The coastwise marine transportation of goods around the United States, often referred to as “short sea shipping,” has been frequently cited as one solution to highway and rail congestion. Almost two years ago, Congress enacted legislation in that year’s energy bill establishing a “short sea transportation” program to encourage the use of short-sea transportation and designate projects under that program. Although that legislation provided a framework for government support, it lacked grant authority.

That lack of grant authority was remedied in the FY 10 Defense Authorization, which gives to the Secretary of Transportation authority to award grants in furtherance of the short sea program. The authorization limits such grants to 80 percent of the cost of a project. At least 20 percent must be funded by the applicant.

U.S. Vessel Construction Policy

Section 101 of the Merchant Marine Act, 1936 expresses in statute the national maritime policy of the United States.

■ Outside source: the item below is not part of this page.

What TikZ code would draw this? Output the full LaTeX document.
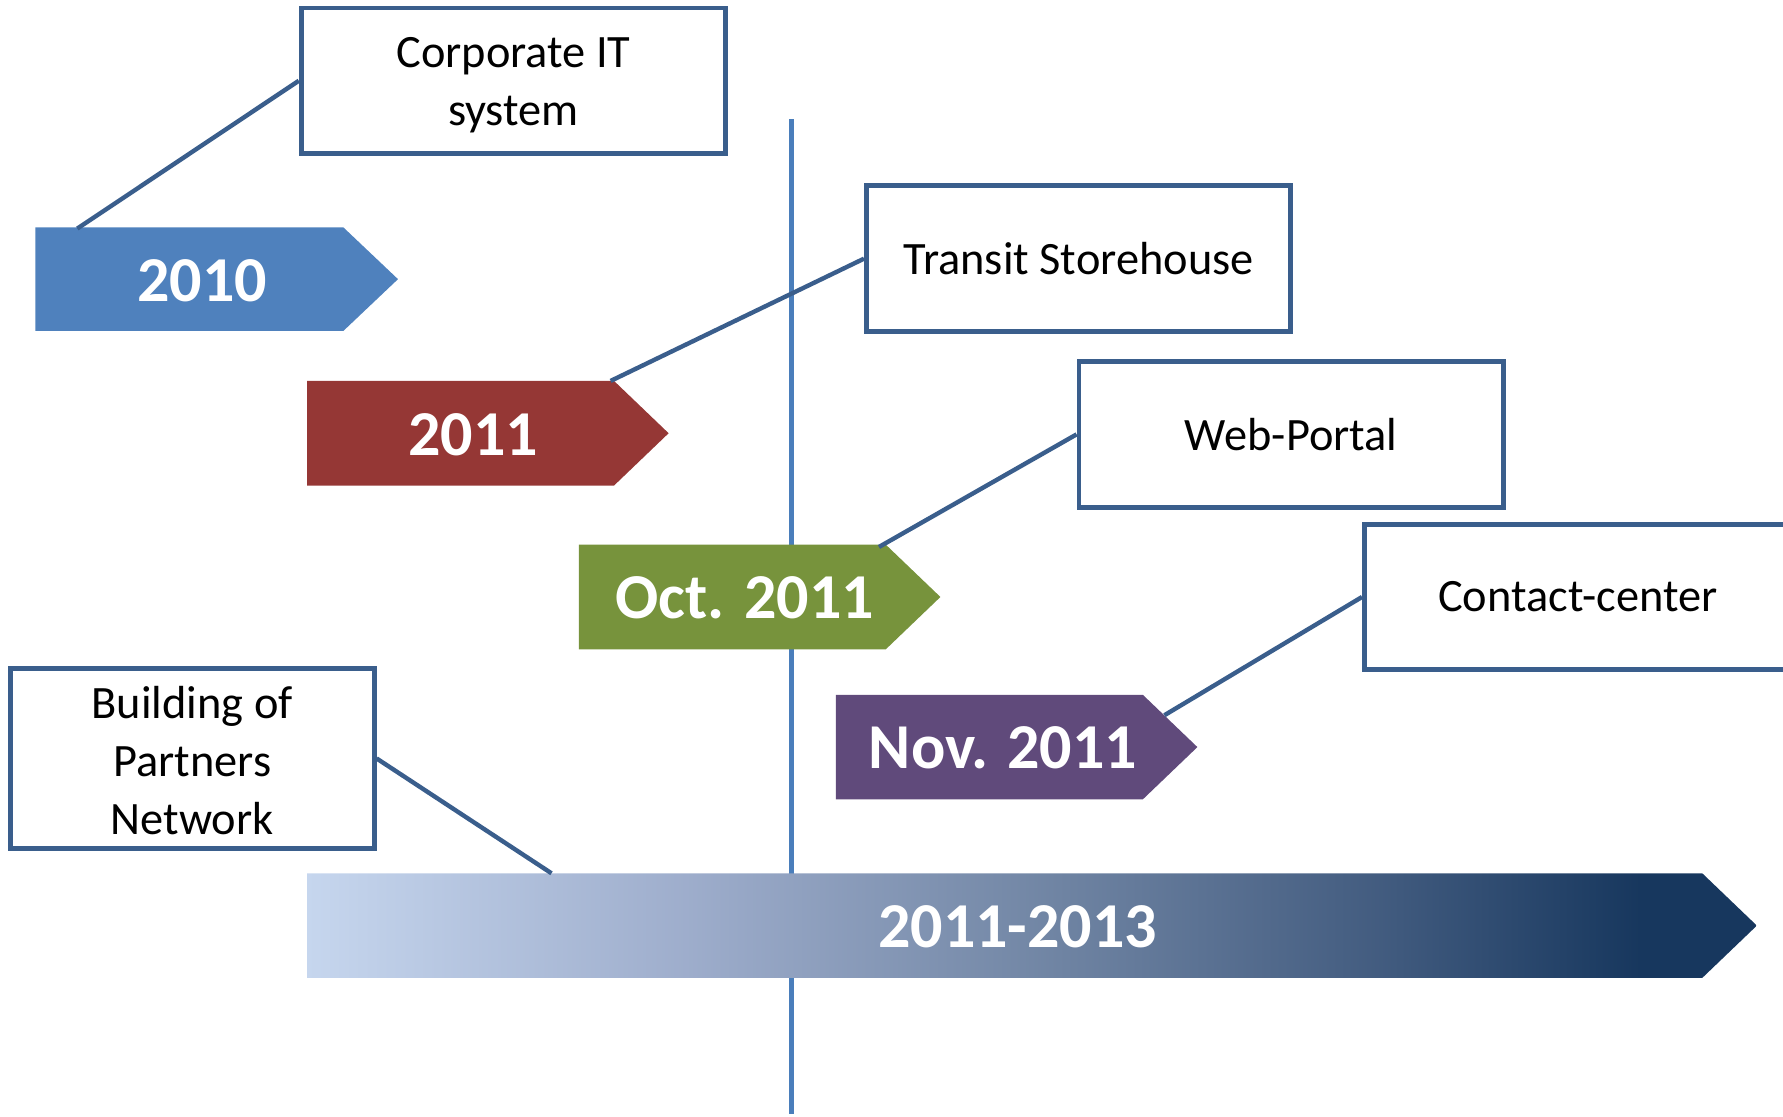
\documentclass[tikz,border=0pt]{standalone}
\usepackage{fontspec}
\setmainfont{Carlito}
\definecolor{boxblue}{RGB}{58,94,140}
\definecolor{axisblue}{RGB}{74,126,187}
\definecolor{c2010}{RGB}{79,129,189}
\definecolor{c2011}{RGB}{149,55,53}
\definecolor{coct}{RGB}{119,147,60}
\definecolor{cnov}{RGB}{96,74,123}
\pgfdeclarehorizontalshading{spanshade}{100bp}{%
  rgb(0bp)=(0.776,0.839,0.933);
  rgb(25bp)=(0.776,0.839,0.933);
  rgb(38bp)=(0.62,0.68,0.80);
  rgb(50bp)=(0.45,0.53,0.65);
  rgb(62bp)=(0.26,0.36,0.50);
  rgb(71bp)=(0.09,0.216,0.368);
  rgb(100bp)=(0.09,0.216,0.368)}
\newcommand\boxfont{\fontsize{11.6}{14.5}\selectfont}
\newcommand\yearfont{\fontsize{16}{19}\selectfont\bfseries}
\begin{document}
\begin{tikzpicture}[x=0.01cm,y=-0.01cm,
  box/.style={draw=boxblue,line width=1.2pt,fill=white,minimum width=3.73cm,minimum height=1.28cm,align=center,inner sep=0pt,font=\boxfont},
  boxtext/.style={align=center,inner sep=0pt,font=\boxfont},
  conn/.style={draw=boxblue,line width=1.1pt},
  yeartext/.style={text=white,font=\yearfont,inner sep=0pt}]
\useasboundingbox (0,0) rectangle (1568,982);
\clip (0,0) rectangle (1568,982);
% vertical axis
\coordinate (vtop) at (696,105);
\coordinate (vbot) at (696,980);
\draw[axisblue,line width=1.2pt] (vtop) -- (vbot);
% tag arrows
\fill[c2010] (31,200) -- (302,200) -- (350,245.5) -- (302,291) -- (31,291) -- cycle;
\fill[c2011] (270,335) -- (540,335) -- (588,381) -- (540,427) -- (270,427) -- cycle;
\fill[coct] (509,479) -- (779,479) -- (827,525) -- (779,571) -- (509,571) -- cycle;
\fill[cnov] (735,611) -- (1005,611) -- (1053,657) -- (1005,703) -- (735,703) -- cycle;
\shade[shading=spanshade]
  (270,768) -- (1497,768) -- (1545,814) -- (1497,860) -- (270,860) -- cycle;
\node[yeartext] (t2010) at (178,247) {2010};
\node[yeartext] (t2011) at (416,382) {2011};
\node[yeartext] (toct) at (655,526) {Oct. 2011};
\node[yeartext] (tnov) at (882,658) {Nov. 2011};
\node[yeartext] (tlong) at (895,815) {2011-2013};
\coordinate (k2010) at (68,201);
\coordinate (k2011) at (537,335);
\coordinate (koct) at (773,481);
\coordinate (knov) at (1024,629);
\coordinate (klong) at (485,768);
% boxes
\node[box] (corp) at (451.5,71) {};
\node[boxtext] (corptext) at (451.5,75) {Corporate IT\\system};
\node[box] (transit) at (948.5,227.5) {Transit Storehouse};
\node[box] (web) at (1135.5,382) {Web-Portal};
\node[box,minimum width=3.75cm] (contact) at (1387.5,525) {Contact-center};
\node[box,minimum width=3.2cm,minimum height=1.58cm] (build) at (169,667) {};
\node[boxtext] (buildtext) at (169,669) {Building of\\Partners\\Network};
% connectors
\draw[conn] (corp.west) -- (k2010);
\draw[conn] (transit.west) -- (k2011);
\draw[conn] (web.west) -- (koct);
\draw[conn] (contact.west) -- (knov);
\draw[conn] (build.east) -- (klong);
\end{tikzpicture}
\end{document}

Among other things, it is the policy of the United States to maintain a merchant marine “sufficient to carry its domestic water-borne commerce and a substantial portion of the water-borne export and import foreign commerce of the United States.”

When Section 101, like much in the rest of Title 46 of the U.S. Code, was codified by Congress in 2006, the policy goal of having a merchant marine composed of vessels “constructed in the United States” was dropped. The FY 10 Defense Authorization adds those words back into the law.

Measures Proposed But Not Adopted

Aside from the Cummings Amendment regarding piracy, which Congress ultimately did not include in the FY 10 Defense Authorization, Congress also did not include a provision included in the House of Representatives-passed bill regarding two Hawaii ferries. According to the provision, which was dropped, the Maritime Administration would have been required to notify the Navy before taking any action to dispose of any financial interest it obtained by virtue of foreclosing on Title XI guaranteed loans.